Direction:
Give again, exactly as written, the lines of the records below from the line with "Write the Observable" to the line with "const otherTicks = [0, 5, 10, 15, 20, 25, 30];". Both end lines count; pictures do not.

▶

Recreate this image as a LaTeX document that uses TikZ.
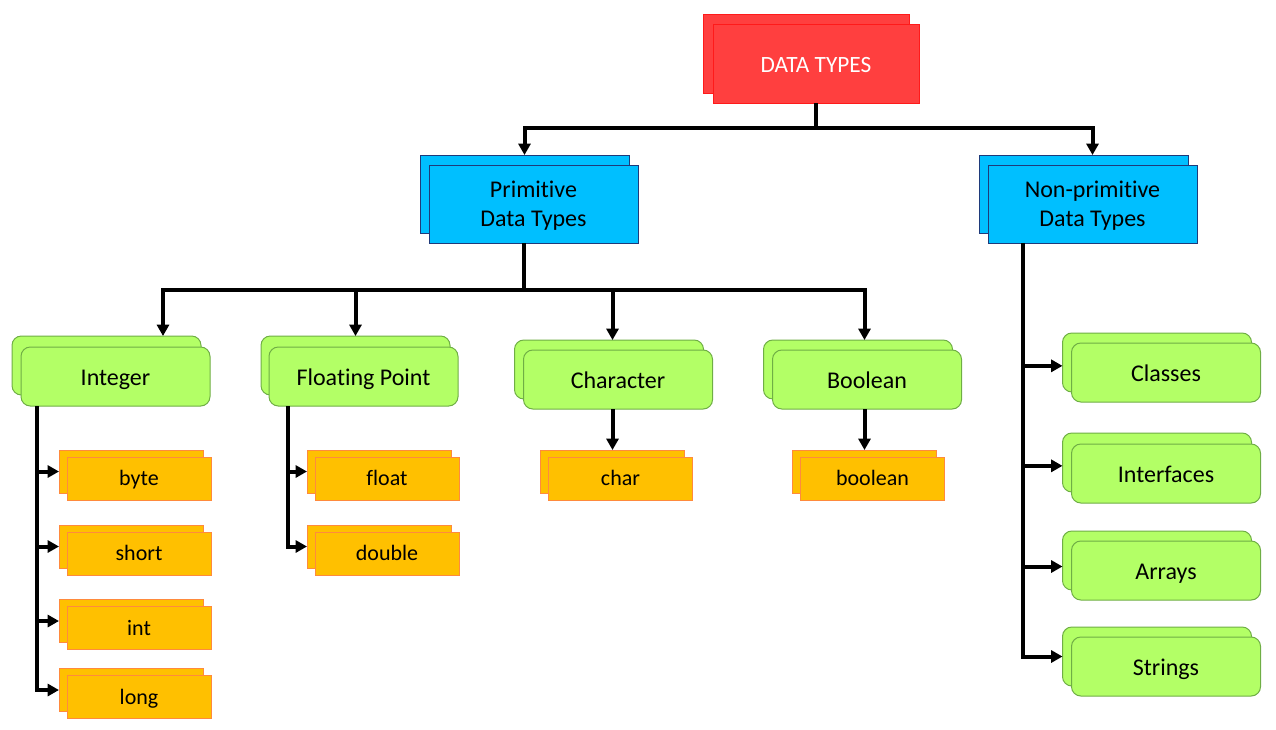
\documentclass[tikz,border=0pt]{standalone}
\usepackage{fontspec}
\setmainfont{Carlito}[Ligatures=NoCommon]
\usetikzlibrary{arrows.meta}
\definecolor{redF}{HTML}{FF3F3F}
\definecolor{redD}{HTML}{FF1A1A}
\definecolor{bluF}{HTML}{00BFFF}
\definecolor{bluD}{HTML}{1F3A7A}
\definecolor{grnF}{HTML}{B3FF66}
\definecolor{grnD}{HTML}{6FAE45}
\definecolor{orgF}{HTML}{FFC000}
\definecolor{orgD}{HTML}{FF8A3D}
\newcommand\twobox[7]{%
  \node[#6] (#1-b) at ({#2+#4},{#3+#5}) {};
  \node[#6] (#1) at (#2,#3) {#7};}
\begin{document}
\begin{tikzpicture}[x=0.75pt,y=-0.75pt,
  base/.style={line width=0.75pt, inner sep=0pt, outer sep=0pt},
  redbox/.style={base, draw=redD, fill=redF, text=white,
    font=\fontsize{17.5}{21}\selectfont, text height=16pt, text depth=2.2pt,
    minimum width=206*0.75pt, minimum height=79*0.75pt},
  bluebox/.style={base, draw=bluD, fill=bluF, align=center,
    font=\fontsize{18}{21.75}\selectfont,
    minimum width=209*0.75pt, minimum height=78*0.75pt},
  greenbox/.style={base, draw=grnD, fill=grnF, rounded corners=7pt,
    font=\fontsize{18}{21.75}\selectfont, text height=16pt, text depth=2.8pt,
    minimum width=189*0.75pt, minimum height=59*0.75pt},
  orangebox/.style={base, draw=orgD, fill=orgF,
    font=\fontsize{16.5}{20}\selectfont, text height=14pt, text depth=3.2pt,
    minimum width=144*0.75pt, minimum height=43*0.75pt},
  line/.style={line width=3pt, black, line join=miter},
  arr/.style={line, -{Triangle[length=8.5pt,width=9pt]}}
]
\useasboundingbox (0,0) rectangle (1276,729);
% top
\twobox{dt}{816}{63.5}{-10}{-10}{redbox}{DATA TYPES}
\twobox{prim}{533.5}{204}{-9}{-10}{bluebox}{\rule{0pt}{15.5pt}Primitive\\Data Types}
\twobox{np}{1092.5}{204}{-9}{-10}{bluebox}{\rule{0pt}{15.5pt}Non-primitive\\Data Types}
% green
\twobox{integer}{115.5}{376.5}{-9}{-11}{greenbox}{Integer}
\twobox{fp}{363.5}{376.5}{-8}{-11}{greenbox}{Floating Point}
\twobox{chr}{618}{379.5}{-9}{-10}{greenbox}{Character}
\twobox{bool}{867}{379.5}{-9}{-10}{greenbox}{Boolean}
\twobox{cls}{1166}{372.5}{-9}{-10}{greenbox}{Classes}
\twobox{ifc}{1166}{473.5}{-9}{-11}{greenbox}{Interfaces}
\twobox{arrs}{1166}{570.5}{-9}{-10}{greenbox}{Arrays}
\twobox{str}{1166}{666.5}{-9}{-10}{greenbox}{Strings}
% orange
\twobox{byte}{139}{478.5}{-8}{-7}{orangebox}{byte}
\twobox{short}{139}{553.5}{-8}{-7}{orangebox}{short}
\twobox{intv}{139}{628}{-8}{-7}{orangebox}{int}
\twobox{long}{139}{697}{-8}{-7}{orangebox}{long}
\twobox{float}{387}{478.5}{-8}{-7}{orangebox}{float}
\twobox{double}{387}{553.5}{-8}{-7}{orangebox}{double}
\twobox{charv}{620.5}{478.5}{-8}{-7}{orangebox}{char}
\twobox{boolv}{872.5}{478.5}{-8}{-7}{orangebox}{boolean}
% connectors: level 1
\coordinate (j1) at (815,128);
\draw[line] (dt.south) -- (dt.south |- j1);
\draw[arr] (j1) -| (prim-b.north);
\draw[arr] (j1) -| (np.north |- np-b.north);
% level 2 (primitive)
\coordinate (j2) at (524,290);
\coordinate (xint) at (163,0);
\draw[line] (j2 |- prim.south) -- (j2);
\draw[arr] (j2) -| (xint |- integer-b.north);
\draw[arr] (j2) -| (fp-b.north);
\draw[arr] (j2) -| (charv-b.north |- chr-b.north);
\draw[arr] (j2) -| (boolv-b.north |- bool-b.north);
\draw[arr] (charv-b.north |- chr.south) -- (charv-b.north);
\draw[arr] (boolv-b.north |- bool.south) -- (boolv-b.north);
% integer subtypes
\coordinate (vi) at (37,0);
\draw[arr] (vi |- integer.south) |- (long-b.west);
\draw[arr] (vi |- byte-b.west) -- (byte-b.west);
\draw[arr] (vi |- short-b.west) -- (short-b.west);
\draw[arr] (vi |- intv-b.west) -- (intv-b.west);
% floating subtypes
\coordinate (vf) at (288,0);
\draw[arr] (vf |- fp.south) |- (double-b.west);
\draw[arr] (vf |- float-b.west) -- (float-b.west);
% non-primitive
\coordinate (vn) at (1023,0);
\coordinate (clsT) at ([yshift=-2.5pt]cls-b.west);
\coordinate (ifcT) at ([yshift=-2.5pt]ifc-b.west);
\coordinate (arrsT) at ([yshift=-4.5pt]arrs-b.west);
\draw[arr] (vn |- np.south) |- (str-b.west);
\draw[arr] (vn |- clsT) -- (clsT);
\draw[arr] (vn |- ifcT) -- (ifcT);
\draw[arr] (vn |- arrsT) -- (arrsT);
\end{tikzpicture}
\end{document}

◀
▶

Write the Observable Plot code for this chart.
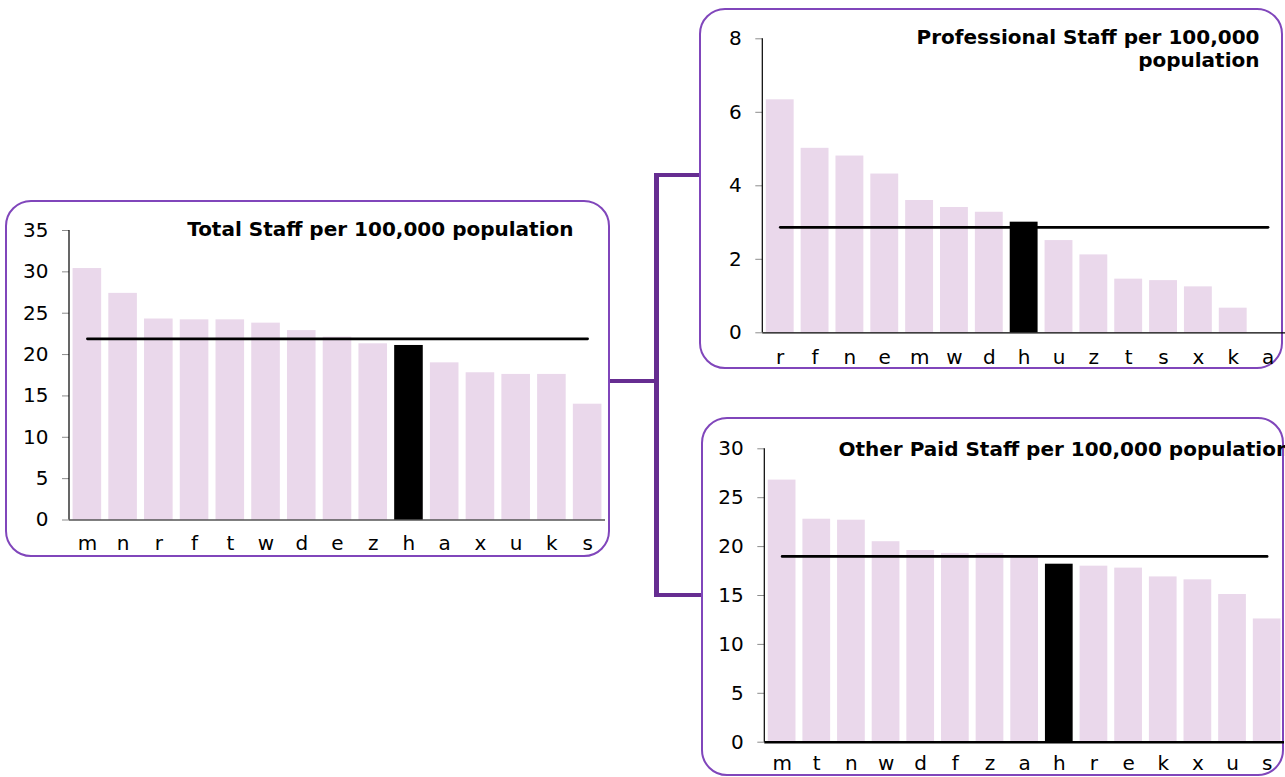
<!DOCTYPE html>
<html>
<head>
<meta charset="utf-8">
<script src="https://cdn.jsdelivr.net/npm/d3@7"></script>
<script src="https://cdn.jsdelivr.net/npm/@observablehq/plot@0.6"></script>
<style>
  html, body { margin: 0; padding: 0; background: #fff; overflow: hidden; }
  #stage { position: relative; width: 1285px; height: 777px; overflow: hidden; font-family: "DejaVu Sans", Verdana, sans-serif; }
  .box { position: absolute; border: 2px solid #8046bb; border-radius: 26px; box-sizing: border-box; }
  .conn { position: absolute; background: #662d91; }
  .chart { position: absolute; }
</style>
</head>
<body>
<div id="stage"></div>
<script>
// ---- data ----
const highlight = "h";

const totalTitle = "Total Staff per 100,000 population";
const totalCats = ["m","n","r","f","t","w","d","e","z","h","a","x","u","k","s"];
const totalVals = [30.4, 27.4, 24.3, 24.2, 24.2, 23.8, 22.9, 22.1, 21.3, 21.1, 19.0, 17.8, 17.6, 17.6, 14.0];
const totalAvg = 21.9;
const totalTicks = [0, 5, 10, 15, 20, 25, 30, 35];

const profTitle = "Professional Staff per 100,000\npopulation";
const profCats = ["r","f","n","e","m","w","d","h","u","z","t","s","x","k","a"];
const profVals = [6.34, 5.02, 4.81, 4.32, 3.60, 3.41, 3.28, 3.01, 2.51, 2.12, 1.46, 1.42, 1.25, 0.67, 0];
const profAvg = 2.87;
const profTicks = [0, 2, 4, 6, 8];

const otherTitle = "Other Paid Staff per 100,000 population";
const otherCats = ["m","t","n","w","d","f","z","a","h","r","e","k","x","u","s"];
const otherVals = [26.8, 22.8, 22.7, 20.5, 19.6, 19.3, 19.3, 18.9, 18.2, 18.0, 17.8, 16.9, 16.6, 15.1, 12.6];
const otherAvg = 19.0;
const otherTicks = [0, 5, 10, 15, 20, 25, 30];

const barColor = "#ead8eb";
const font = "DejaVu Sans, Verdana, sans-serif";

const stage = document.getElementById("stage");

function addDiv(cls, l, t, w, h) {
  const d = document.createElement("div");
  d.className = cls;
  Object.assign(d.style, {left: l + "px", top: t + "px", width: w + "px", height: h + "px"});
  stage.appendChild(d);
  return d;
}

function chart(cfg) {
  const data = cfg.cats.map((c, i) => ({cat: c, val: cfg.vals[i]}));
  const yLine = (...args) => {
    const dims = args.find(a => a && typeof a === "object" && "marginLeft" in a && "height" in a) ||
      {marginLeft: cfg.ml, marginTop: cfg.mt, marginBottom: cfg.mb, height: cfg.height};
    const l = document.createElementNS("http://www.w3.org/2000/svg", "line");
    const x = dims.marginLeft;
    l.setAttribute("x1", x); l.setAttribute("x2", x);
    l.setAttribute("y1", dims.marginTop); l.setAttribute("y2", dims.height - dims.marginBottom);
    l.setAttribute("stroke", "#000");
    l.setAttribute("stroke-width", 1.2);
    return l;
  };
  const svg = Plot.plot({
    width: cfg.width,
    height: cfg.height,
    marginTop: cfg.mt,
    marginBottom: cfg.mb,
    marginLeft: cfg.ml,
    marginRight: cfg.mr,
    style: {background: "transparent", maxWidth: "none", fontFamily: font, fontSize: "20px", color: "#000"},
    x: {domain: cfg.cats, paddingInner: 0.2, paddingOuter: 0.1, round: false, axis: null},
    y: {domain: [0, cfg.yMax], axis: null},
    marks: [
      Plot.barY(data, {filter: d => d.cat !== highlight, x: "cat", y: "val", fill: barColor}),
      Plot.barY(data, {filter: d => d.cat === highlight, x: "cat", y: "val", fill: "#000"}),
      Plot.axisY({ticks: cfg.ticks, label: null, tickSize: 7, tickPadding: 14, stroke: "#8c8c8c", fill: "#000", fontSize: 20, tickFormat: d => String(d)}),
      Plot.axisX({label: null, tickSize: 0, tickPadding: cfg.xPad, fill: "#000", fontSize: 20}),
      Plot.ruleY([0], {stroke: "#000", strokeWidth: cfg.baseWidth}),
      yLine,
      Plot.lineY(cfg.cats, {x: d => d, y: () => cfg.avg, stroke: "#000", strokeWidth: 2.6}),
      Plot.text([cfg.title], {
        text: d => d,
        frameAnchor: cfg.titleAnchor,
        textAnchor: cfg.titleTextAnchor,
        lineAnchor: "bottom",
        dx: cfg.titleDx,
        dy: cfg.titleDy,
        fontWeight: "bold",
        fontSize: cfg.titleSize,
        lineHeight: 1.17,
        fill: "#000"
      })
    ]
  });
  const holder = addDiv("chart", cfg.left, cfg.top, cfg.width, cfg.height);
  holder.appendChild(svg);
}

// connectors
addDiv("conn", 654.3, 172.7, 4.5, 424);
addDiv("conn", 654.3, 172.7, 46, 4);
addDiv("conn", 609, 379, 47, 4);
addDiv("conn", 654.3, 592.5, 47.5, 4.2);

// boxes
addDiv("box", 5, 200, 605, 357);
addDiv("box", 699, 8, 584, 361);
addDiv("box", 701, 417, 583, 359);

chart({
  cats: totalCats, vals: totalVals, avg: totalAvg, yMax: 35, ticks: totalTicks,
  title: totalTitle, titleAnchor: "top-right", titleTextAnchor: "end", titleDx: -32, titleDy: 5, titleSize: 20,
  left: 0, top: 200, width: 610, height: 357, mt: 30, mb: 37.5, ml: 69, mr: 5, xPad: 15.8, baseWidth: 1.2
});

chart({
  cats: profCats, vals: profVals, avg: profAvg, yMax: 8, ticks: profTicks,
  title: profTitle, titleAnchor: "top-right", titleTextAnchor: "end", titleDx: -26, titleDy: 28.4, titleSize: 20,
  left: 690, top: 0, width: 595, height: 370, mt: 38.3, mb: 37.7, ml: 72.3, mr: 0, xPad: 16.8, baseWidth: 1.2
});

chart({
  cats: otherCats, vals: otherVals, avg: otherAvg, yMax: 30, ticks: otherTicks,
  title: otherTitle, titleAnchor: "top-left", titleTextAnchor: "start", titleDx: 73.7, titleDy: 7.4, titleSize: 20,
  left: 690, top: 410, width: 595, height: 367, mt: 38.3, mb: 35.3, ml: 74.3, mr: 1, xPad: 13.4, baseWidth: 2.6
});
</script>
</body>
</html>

◀
▶

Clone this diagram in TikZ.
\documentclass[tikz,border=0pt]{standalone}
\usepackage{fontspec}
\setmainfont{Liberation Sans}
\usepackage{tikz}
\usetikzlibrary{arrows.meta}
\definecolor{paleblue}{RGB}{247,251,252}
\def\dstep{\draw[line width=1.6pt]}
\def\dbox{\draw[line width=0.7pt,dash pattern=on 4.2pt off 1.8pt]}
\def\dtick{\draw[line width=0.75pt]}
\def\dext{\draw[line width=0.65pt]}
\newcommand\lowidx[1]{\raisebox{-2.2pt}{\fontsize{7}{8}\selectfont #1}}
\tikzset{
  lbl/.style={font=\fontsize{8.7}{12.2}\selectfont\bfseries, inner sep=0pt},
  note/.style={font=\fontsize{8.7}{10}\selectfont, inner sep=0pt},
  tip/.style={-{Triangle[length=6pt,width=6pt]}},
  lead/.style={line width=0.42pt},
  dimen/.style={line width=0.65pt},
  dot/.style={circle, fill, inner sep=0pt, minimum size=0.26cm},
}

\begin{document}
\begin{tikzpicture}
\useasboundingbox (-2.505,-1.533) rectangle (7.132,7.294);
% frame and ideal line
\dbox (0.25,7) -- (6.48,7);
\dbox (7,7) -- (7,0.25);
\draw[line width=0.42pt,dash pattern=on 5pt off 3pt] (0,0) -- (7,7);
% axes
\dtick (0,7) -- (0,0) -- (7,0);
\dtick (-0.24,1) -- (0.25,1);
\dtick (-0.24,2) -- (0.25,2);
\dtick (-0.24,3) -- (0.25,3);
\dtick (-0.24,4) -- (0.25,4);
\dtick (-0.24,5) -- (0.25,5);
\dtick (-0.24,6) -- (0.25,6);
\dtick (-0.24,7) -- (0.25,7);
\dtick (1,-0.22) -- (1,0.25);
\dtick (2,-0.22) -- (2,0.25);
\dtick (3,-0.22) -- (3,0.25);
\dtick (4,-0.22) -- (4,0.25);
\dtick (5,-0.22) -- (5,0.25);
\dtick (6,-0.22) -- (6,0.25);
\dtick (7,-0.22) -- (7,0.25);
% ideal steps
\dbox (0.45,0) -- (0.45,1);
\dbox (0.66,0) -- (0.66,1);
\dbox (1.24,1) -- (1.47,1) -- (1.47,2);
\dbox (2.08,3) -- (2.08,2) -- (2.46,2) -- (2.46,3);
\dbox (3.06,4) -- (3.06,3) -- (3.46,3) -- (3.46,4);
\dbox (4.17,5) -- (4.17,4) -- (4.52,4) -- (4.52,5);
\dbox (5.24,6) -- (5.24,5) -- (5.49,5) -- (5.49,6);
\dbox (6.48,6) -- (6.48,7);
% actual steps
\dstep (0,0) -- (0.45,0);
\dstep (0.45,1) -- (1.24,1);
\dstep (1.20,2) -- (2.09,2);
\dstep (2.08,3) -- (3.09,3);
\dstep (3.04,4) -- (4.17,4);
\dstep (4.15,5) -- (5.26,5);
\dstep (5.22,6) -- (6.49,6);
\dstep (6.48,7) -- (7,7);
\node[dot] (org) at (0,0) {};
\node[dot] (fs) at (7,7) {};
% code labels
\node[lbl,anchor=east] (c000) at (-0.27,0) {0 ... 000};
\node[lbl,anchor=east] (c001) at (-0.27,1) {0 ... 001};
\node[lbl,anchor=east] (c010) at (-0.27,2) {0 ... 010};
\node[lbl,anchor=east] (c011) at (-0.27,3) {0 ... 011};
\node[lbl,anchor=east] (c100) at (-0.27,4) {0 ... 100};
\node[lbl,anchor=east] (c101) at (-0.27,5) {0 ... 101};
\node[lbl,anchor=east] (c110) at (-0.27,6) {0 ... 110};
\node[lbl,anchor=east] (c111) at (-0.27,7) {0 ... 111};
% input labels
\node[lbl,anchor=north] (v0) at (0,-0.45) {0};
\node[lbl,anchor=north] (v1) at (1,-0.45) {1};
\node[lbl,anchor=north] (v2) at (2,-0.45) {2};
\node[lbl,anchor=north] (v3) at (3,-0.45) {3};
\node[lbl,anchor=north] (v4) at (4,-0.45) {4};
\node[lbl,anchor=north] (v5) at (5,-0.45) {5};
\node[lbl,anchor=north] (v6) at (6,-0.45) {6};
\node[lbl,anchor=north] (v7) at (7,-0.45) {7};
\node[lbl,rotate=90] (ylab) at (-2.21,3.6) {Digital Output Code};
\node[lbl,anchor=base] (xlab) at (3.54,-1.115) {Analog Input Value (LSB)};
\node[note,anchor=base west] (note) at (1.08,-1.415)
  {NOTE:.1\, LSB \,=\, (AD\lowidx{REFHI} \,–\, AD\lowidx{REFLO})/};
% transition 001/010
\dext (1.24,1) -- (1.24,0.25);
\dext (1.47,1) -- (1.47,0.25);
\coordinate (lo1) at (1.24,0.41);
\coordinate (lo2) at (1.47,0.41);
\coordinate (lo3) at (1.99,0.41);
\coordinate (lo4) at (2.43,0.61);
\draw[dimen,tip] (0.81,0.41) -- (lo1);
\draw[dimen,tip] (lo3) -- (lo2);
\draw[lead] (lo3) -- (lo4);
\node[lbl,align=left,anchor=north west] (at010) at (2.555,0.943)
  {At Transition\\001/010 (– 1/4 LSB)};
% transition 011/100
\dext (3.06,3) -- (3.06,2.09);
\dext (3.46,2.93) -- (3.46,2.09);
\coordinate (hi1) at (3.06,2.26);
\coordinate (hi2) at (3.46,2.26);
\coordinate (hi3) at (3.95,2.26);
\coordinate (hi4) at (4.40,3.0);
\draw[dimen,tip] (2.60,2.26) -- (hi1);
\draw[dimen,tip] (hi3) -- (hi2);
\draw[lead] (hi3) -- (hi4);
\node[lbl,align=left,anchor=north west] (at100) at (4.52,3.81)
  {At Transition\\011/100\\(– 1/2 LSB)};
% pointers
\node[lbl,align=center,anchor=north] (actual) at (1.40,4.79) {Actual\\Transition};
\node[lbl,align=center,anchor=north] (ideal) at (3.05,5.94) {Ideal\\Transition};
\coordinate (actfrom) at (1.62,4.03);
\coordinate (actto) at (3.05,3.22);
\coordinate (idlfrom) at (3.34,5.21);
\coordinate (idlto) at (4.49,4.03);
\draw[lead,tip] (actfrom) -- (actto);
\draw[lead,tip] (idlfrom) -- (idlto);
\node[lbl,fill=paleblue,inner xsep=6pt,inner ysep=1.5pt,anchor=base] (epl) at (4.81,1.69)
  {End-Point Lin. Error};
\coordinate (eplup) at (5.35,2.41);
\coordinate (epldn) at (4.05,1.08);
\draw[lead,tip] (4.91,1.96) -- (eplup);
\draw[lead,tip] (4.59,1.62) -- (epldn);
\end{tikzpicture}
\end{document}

◀

Expected answer:
Write the Observable Plot code for this chart.
<!DOCTYPE html>
<html>
<head>
<meta charset="utf-8">
<script src="https://cdn.jsdelivr.net/npm/d3@7"></script>
<script src="https://cdn.jsdelivr.net/npm/@observablehq/plot@0.6"></script>
<style>
  html, body { margin: 0; padding: 0; background: #fff; overflow: hidden; }
  #stage { position: relative; width: 1285px; height: 777px; overflow: hidden; font-family: "DejaVu Sans", Verdana, sans-serif; }
  .box { position: absolute; border: 2px solid #8046bb; border-radius: 26px; box-sizing: border-box; }
  .conn { position: absolute; background: #662d91; }
  .chart { position: absolute; }
</style>
</head>
<body>
<div id="stage"></div>
<script>
// ---- data ----
const highlight = "h";

const totalTitle = "Total Staff per 100,000 population";
const totalCats = ["m","n","r","f","t","w","d","e","z","h","a","x","u","k","s"];
const totalVals = [30.4, 27.4, 24.3, 24.2, 24.2, 23.8, 22.9, 22.1, 21.3, 21.1, 19.0, 17.8, 17.6, 17.6, 14.0];
const totalAvg = 21.9;
const totalTicks = [0, 5, 10, 15, 20, 25, 30, 35];

const profTitle = "Professional Staff per 100,000\npopulation";
const profCats = ["r","f","n","e","m","w","d","h","u","z","t","s","x","k","a"];
const profVals = [6.34, 5.02, 4.81, 4.32, 3.60, 3.41, 3.28, 3.01, 2.51, 2.12, 1.46, 1.42, 1.25, 0.67, 0];
const profAvg = 2.87;
const profTicks = [0, 2, 4, 6, 8];

const otherTitle = "Other Paid Staff per 100,000 population";
const otherCats = ["m","t","n","w","d","f","z","a","h","r","e","k","x","u","s"];
const otherVals = [26.8, 22.8, 22.7, 20.5, 19.6, 19.3, 19.3, 18.9, 18.2, 18.0, 17.8, 16.9, 16.6, 15.1, 12.6];
const otherAvg = 19.0;
const otherTicks = [0, 5, 10, 15, 20, 25, 30];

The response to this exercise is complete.